For most of her life, Claudia Stearns dreaded Thanksgiving. As a person who struggled with obesity since childhood, Stearns hated the annual turmoil of obsessing about what she ate __ and the guilt of overindulging on a holiday built around food.

Now, after losing nearly 100 pounds using medications including Wegovy, a powerful new anti-obesity drug, Stearns says the "food noise" in her head has gone very, very quiet.

"Last year, it felt so lovely to just be able to enjoy my meal, to focus on being with friends and family, to focus on the joy of the day," says Stearns, 65, of Somerville, Massachusetts. "That was a whole new experience."

As millions of Americans struggling with obesity gain access to a new generation of weight-loss drugs, Stearns' experience is becoming more common __ and more noticeable at the times of year when cooking, eating and a sense of abundance can define and heighten gatherings of loved ones and friends. Medical experts and consumers say the drugs are shifting not only what users eat, but also the way they think about food.

For some, it means greater mental control over their meals. Others say it saps the enjoyment from social situations, including traditionally food-centric holidays like Thanksgiving, Passover and Christmas.

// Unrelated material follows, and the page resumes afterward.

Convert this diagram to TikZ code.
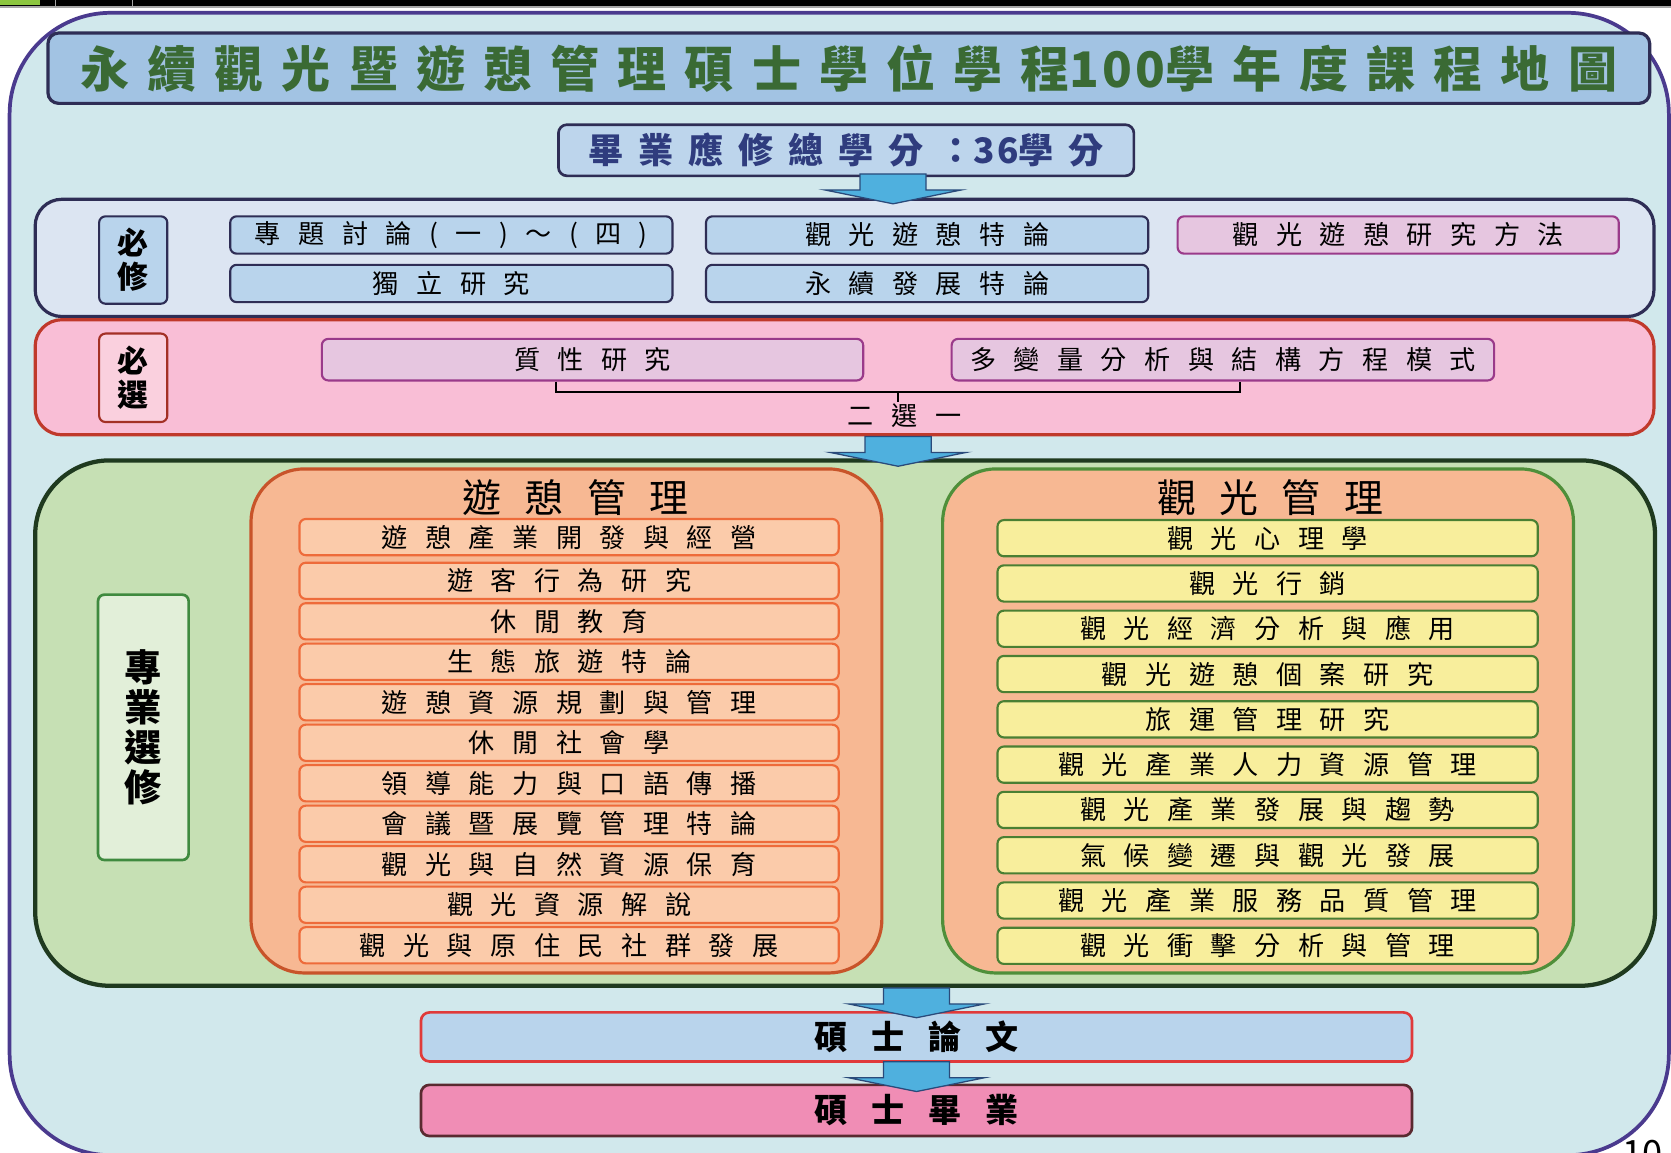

"It's something that really changes a lot of things in their life," says Dr. Daniel Bessesen, chief of endocrinology at Denver Health, who treats patients with obesity. "They go from food being a central focus to it's just not."

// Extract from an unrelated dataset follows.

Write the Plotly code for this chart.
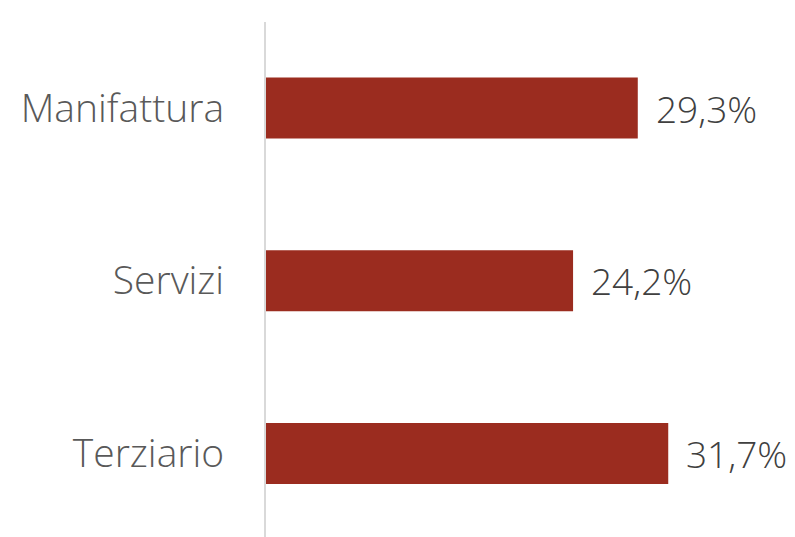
import plotly.graph_objects as go

categories = ["Manifattura", "Servizi", "Terziario"]
values = [29.3, 24.2, 31.7]
value_labels = ["29,3%", "24,2%", "31,7%"]

bar_color = "#9B2C1F"
font_family = "Open Sans, Lato, sans-serif"

fig = go.Figure()
fig.add_trace(go.Bar(
    y=categories, x=values, orientation="h",
    marker=dict(color=bar_color, line=dict(width=0)),
    width=0.353, hoverinfo="skip",
))
for c, v, t in zip(categories, values, value_labels):
    fig.add_annotation(x=v, y=c, text=t, showarrow=False, xanchor="left",
                       xshift=16, font=dict(family=font_family, size=37,
                                            color="#404040", weight=300))

# page body has an 8px default margin, so the figure is offset by 8px
fig.update_layout(
    width=787, height=529,
    margin=dict(l=258, r=0, t=14, b=0),
    plot_bgcolor="white", paper_bgcolor="white",
    showlegend=False,
    xaxis=dict(range=[0, 41.69], visible=False, showgrid=False, zeroline=False,
               automargin=False),
    yaxis=dict(range=[2.483, -0.498], showgrid=False, zeroline=False,
               showline=True, linecolor="#D9D9D9", linewidth=2,
               ticks="", ticklabelstandoff=32, automargin=False,
               tickfont=dict(family=font_family, size=39, color="#595959",
                             weight=300)),
)
fig.write_html("out.html")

The new obesity drugs, originally designed to treat diabetes, include
semaglutide, used in Ozempic and Wegovy, and tirzepatide, used in Mounjaro and
recently approved as Zepbound. Now aimed at weight loss, too, the drugs
delivered as weekly injections work far differently than any diet. They mimic
powerful hormones that kick in after people eat to regulate appetite and the
feeling of fullness communicated between the gut and the brain. Users can lose
as much as 15% to 25% of their body weight, studies show.

"That's how it works __ it reduces the rewarding aspects of food," explains Dr. Michael Schwartz, an expert in metabolism, diabetes and obesity at the University of Washington in Seattle.

For Stearns, who started treatment in 2020, using the weight-loss medications means she can take a few bites of her favorite Thanksgiving pies __ and then stop.

"I would not feel full,`` she says, "but I would feel satisfied."

Yet such a shift can have broader implications, both religious and cultural, because it alters the experience of festive and religious holidays that are often built around interactions with food __ and lots of it.

"I'm Italian. For us, it's like going to church, going to a table," says Joe Sapone, 64, a retiree from Atlantic Highlands, New Jersey, who lost about 100 pounds with dieting and Mounjaro.